Set the listing down again exactly, please, apart from its pictures.
%%
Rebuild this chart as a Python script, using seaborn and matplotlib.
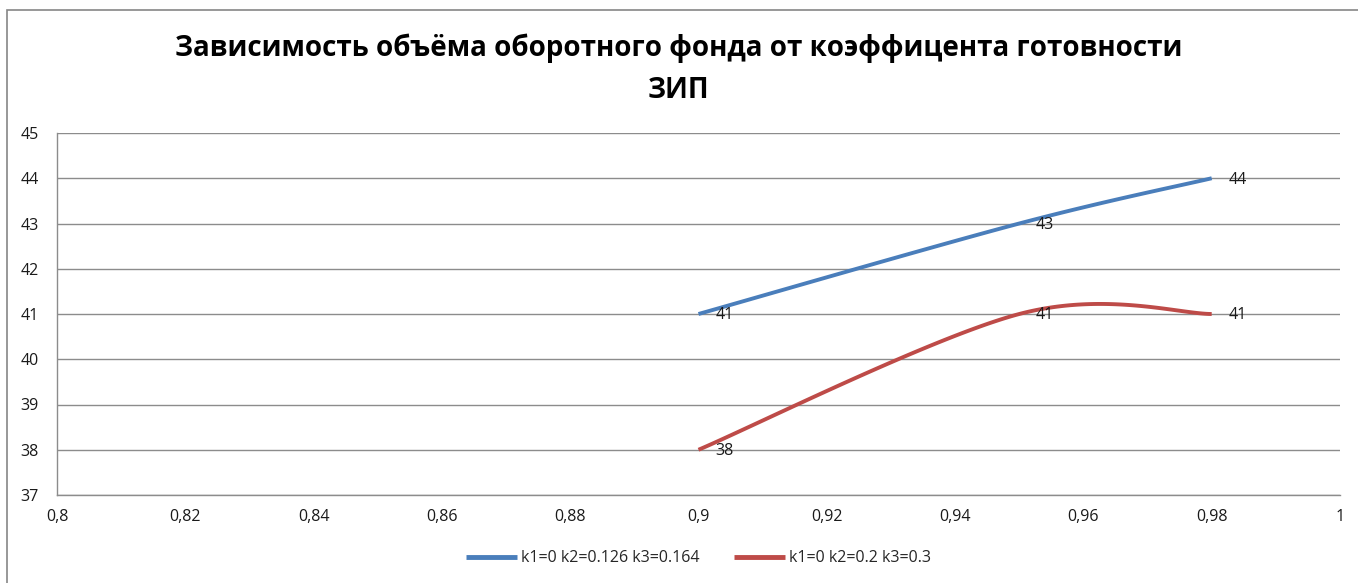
import numpy as np
import pandas as pd
import matplotlib
matplotlib.use("Agg")
import matplotlib.pyplot as plt
from matplotlib.ticker import FuncFormatter, MultipleLocator
from matplotlib.patches import Rectangle
import seaborn as sns

# Readiness coefficient and stock volume for each parameter set
kg = [0.90, 0.95, 0.98]
series_a_name = "k1=0 k2=0.126 k3=0.164"
series_a = [41, 43, 44]
series_b_name = "k1=0 k2=0.2 k3=0.3"
series_b = [38, 41, 41]

title = "Зависимость объёма оборотного фонда от коэффицента готовности\nЗИП"


def smooth(xs, ys, n=60):
    """Bezier smoothing through the points (tension 1/6, like spreadsheet smoothed lines)."""
    pts = np.column_stack([xs, ys]).astype(float)
    ext = np.vstack([pts[0], pts, pts[-1]])
    out = []
    t = np.linspace(0, 1, n)[:, None]
    for i in range(1, len(ext) - 2):
        p0, p1, p2, p3 = ext[i - 1], ext[i], ext[i + 1], ext[i + 2]
        c1 = p1 + (p2 - p0) / 6
        c2 = p2 - (p3 - p1) / 6
        seg = ((1 - t) ** 3) * p1 + 3 * ((1 - t) ** 2) * t * c1 + 3 * (1 - t) * t ** 2 * c2 + t ** 3 * p2
        out.append(seg if i == 1 else seg[1:])
    arr = np.vstack(out)
    return arr[:, 0], arr[:, 1]


sns.set_theme(style="white")
plt.rcParams["font.family"] = ["Open Sans", "DejaVu Sans"]

fig = plt.figure(figsize=(13.58, 5.83), dpi=100)
ax = fig.add_axes([57 / 1358, 1 - 495 / 583, (1340 - 57) / 1358, (495 - 133) / 583])

palette = {series_a_name: "#4A7EBB", series_b_name: "#BE4B48"}
for name, vals in [(series_a_name, series_a), (series_b_name, series_b)]:
    sx, sy = smooth(kg, vals)
    sns.lineplot(x=sx, y=sy, sort=False, estimator=None,
                 color=palette[name], linewidth=2.8, ax=ax, label=name,
                 solid_capstyle="butt")

# value labels to the right of each point
for vals in [series_a, series_b]:
    for xv, yv in zip(kg, vals):
        ax.annotate(f"{yv}", (xv, yv), xytext=(12, -1), textcoords="offset points",
                    ha="left", va="center", fontsize=11.5, color="#1a1a1a")

ax.set_xlim(0.8, 1.0)
ax.set_ylim(37, 45)
ax.xaxis.set_major_locator(MultipleLocator(0.02))
ax.yaxis.set_major_locator(MultipleLocator(1))


def comma_fmt(v, pos):
    s = f"{v:.2f}".rstrip("0").rstrip(".")
    return s.replace(".", ",")


ax.xaxis.set_major_formatter(FuncFormatter(comma_fmt))
ax.yaxis.set_major_formatter(FuncFormatter(lambda v, p: f"{int(round(v))}"))
ax.set_xlabel("")
ax.set_ylabel("")

grid_c = "#8c8c8c"
ax.grid(axis="y", color=grid_c, linewidth=1.0)
ax.set_axisbelow(True)
for side in ["top", "right"]:
    ax.spines[side].set_visible(False)
for side in ["left", "bottom"]:
    ax.spines[side].set_color(grid_c)
    ax.spines[side].set_linewidth(1.0)
ax.tick_params(axis="both", which="major", direction="out", length=5, width=1,
               color=grid_c, labelsize=11.5, labelcolor="#1a1a1a", pad=5)
ax.tick_params(axis="y", pad=8)

fig.text(0.5, 1 - 69 / 583, title, ha="center", va="center", fontsize=20,
         fontweight="bold", linespacing=1.6, color="#000000")

leg = ax.legend(loc="center", bbox_to_anchor=(0.5, -0.175), ncol=2, frameon=False,
                fontsize=11.5, handlelength=3.2, columnspacing=2.2, handletextpad=0.25)
for h in leg.get_lines():
    h.set_linewidth(3.5)

fig.add_artist(Rectangle((7 / 1358, -0.1), 1.2, 1 - 10 / 583 + 0.1, transform=fig.transFigure,
                         fill=False, edgecolor="#868686", linewidth=1.2))

fig.savefig("out.png", dpi=100, facecolor="white")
%%
# [OUTPUT OF THE TASK]
Rebuild this chart as a Python script, using seaborn and matplotlib.
import numpy as np
import pandas as pd
import matplotlib
matplotlib.use("Agg")
import matplotlib.pyplot as plt
from matplotlib.ticker import FuncFormatter, MultipleLocator
from matplotlib.patches import Rectangle
import seaborn as sns

# Readiness coefficient and stock volume for each parameter set
kg = [0.90, 0.95, 0.98]
series_a_name = "k1=0 k2=0.126 k3=0.164"
series_a = [41, 43, 44]
series_b_name = "k1=0 k2=0.2 k3=0.3"
series_b = [38, 41, 41]

title = "Зависимость объёма оборотного фонда от коэффицента готовности\nЗИП"


def smooth(xs, ys, n=60):
    """Bezier smoothing through the points (tension 1/6, like spreadsheet smoothed lines)."""
    pts = np.column_stack([xs, ys]).astype(float)
    ext = np.vstack([pts[0], pts, pts[-1]])
    out = []
    t = np.linspace(0, 1, n)[:, None]
    for i in range(1, len(ext) - 2):
        p0, p1, p2, p3 = ext[i - 1], ext[i], ext[i + 1], ext[i + 2]
        c1 = p1 + (p2 - p0) / 6
        c2 = p2 - (p3 - p1) / 6
        seg = ((1 - t) ** 3) * p1 + 3 * ((1 - t) ** 2) * t * c1 + 3 * (1 - t) * t ** 2 * c2 + t ** 3 * p2
        out.append(seg if i == 1 else seg[1:])
    arr = np.vstack(out)
    return arr[:, 0], arr[:, 1]


sns.set_theme(style="white")
plt.rcParams["font.family"] = ["Open Sans", "DejaVu Sans"]

fig = plt.figure(figsize=(13.58, 5.83), dpi=100)
ax = fig.add_axes([57 / 1358, 1 - 495 / 583, (1340 - 57) / 1358, (495 - 133) / 583])

palette = {series_a_name: "#4A7EBB", series_b_name: "#BE4B48"}
for name, vals in [(series_a_name, series_a), (series_b_name, series_b)]:
    sx, sy = smooth(kg, vals)
    sns.lineplot(x=sx, y=sy, sort=False, estimator=None,
                 color=palette[name], linewidth=2.8, ax=ax, label=name,
                 solid_capstyle="butt")

# value labels to the right of each point
for vals in [series_a, series_b]:
    for xv, yv in zip(kg, vals):
        ax.annotate(f"{yv}", (xv, yv), xytext=(12, -1), textcoords="offset points",
                    ha="left", va="center", fontsize=11.5, color="#1a1a1a")

ax.set_xlim(0.8, 1.0)
ax.set_ylim(37, 45)
ax.xaxis.set_major_locator(MultipleLocator(0.02))
ax.yaxis.set_major_locator(MultipleLocator(1))


def comma_fmt(v, pos):
    s = f"{v:.2f}".rstrip("0").rstrip(".")
    return s.replace(".", ",")


ax.xaxis.set_major_formatter(FuncFormatter(comma_fmt))
ax.yaxis.set_major_formatter(FuncFormatter(lambda v, p: f"{int(round(v))}"))
ax.set_xlabel("")
ax.set_ylabel("")

grid_c = "#8c8c8c"
ax.grid(axis="y", color=grid_c, linewidth=1.0)
ax.set_axisbelow(True)
for side in ["top", "right"]:
    ax.spines[side].set_visible(False)
for side in ["left", "bottom"]:
    ax.spines[side].set_color(grid_c)
    ax.spines[side].set_linewidth(1.0)
ax.tick_params(axis="both", which="major", direction="out", length=5, width=1,
               color=grid_c, labelsize=11.5, labelcolor="#1a1a1a", pad=5)
ax.tick_params(axis="y", pad=8)

fig.text(0.5, 1 - 69 / 583, title, ha="center", va="center", fontsize=20,
         fontweight="bold", linespacing=1.6, color="#000000")

leg = ax.legend(loc="center", bbox_to_anchor=(0.5, -0.175), ncol=2, frameon=False,
                fontsize=11.5, handlelength=3.2, columnspacing=2.2, handletextpad=0.25)
for h in leg.get_lines():
    h.set_linewidth(3.5)

fig.add_artist(Rectangle((7 / 1358, -0.1), 1.2, 1 - 10 / 583 + 0.1, transform=fig.transFigure,
                         fill=False, edgecolor="#868686", linewidth=1.2))

fig.savefig("out.png", dpi=100, facecolor="white")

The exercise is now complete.